## start

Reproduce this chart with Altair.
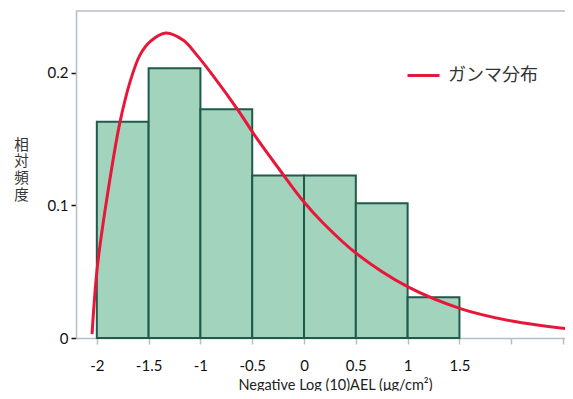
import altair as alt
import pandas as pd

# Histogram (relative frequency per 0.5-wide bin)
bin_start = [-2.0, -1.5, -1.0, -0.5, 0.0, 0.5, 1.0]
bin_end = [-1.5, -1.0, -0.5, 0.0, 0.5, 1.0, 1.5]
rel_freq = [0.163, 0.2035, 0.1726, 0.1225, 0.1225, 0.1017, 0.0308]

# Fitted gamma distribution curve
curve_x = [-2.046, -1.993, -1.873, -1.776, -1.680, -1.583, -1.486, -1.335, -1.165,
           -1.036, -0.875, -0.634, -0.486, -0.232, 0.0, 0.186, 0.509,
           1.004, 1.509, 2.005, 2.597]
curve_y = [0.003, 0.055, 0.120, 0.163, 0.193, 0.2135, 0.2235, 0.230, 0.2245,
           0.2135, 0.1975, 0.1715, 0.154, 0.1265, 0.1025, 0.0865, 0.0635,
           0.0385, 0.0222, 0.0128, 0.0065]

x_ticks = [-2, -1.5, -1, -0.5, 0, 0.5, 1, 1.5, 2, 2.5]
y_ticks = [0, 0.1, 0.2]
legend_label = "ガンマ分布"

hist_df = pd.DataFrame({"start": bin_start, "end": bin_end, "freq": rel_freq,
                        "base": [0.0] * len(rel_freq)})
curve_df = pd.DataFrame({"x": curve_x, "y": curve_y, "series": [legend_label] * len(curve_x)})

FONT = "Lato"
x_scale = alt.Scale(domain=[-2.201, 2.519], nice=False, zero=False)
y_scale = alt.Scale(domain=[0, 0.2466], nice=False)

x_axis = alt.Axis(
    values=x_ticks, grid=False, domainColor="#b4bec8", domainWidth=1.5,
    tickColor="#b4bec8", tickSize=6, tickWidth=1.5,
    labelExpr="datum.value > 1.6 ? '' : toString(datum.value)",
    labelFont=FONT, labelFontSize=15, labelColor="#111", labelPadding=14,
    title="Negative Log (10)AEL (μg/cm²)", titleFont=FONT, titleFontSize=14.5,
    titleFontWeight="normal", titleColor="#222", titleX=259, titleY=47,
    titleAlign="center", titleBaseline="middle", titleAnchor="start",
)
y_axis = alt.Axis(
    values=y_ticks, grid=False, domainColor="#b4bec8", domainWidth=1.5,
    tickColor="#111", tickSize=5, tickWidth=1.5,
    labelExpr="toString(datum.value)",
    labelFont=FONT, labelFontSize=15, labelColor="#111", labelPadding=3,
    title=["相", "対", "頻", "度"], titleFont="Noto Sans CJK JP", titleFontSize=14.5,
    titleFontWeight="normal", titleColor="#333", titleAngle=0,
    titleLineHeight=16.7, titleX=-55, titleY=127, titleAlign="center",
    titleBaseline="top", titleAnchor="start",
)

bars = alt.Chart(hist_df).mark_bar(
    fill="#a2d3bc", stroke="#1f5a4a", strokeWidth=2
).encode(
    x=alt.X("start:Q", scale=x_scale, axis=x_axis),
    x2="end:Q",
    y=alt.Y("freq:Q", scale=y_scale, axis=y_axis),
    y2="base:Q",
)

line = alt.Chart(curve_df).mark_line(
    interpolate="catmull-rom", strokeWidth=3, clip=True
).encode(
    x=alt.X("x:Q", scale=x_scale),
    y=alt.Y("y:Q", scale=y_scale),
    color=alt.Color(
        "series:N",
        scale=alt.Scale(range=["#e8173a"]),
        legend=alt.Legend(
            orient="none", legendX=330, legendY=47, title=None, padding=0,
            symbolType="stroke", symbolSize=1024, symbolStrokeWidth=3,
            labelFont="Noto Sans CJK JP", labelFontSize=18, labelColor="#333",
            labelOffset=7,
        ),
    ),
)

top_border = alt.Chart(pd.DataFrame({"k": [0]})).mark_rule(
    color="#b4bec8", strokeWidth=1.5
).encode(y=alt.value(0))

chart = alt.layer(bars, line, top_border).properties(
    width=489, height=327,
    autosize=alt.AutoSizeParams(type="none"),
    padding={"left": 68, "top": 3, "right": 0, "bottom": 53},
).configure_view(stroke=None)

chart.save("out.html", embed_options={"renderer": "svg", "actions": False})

## end

Write out again, exactly, the lines from the start of the listing up to the line containing "y_scale = alt.Scale(domain=[0, 0.2466], nice=False)", with both ends and without pictures.

### [THE COMPLETED TASK]
Reproduce this chart with Altair.
import altair as alt
import pandas as pd

# Histogram (relative frequency per 0.5-wide bin)
bin_start = [-2.0, -1.5, -1.0, -0.5, 0.0, 0.5, 1.0]
bin_end = [-1.5, -1.0, -0.5, 0.0, 0.5, 1.0, 1.5]
rel_freq = [0.163, 0.2035, 0.1726, 0.1225, 0.1225, 0.1017, 0.0308]

# Fitted gamma distribution curve
curve_x = [-2.046, -1.993, -1.873, -1.776, -1.680, -1.583, -1.486, -1.335, -1.165,
           -1.036, -0.875, -0.634, -0.486, -0.232, 0.0, 0.186, 0.509,
           1.004, 1.509, 2.005, 2.597]
curve_y = [0.003, 0.055, 0.120, 0.163, 0.193, 0.2135, 0.2235, 0.230, 0.2245,
           0.2135, 0.1975, 0.1715, 0.154, 0.1265, 0.1025, 0.0865, 0.0635,
           0.0385, 0.0222, 0.0128, 0.0065]

x_ticks = [-2, -1.5, -1, -0.5, 0, 0.5, 1, 1.5, 2, 2.5]
y_ticks = [0, 0.1, 0.2]
legend_label = "ガンマ分布"

hist_df = pd.DataFrame({"start": bin_start, "end": bin_end, "freq": rel_freq,
                        "base": [0.0] * len(rel_freq)})
curve_df = pd.DataFrame({"x": curve_x, "y": curve_y, "series": [legend_label] * len(curve_x)})

FONT = "Lato"
x_scale = alt.Scale(domain=[-2.201, 2.519], nice=False, zero=False)
y_scale = alt.Scale(domain=[0, 0.2466], nice=False)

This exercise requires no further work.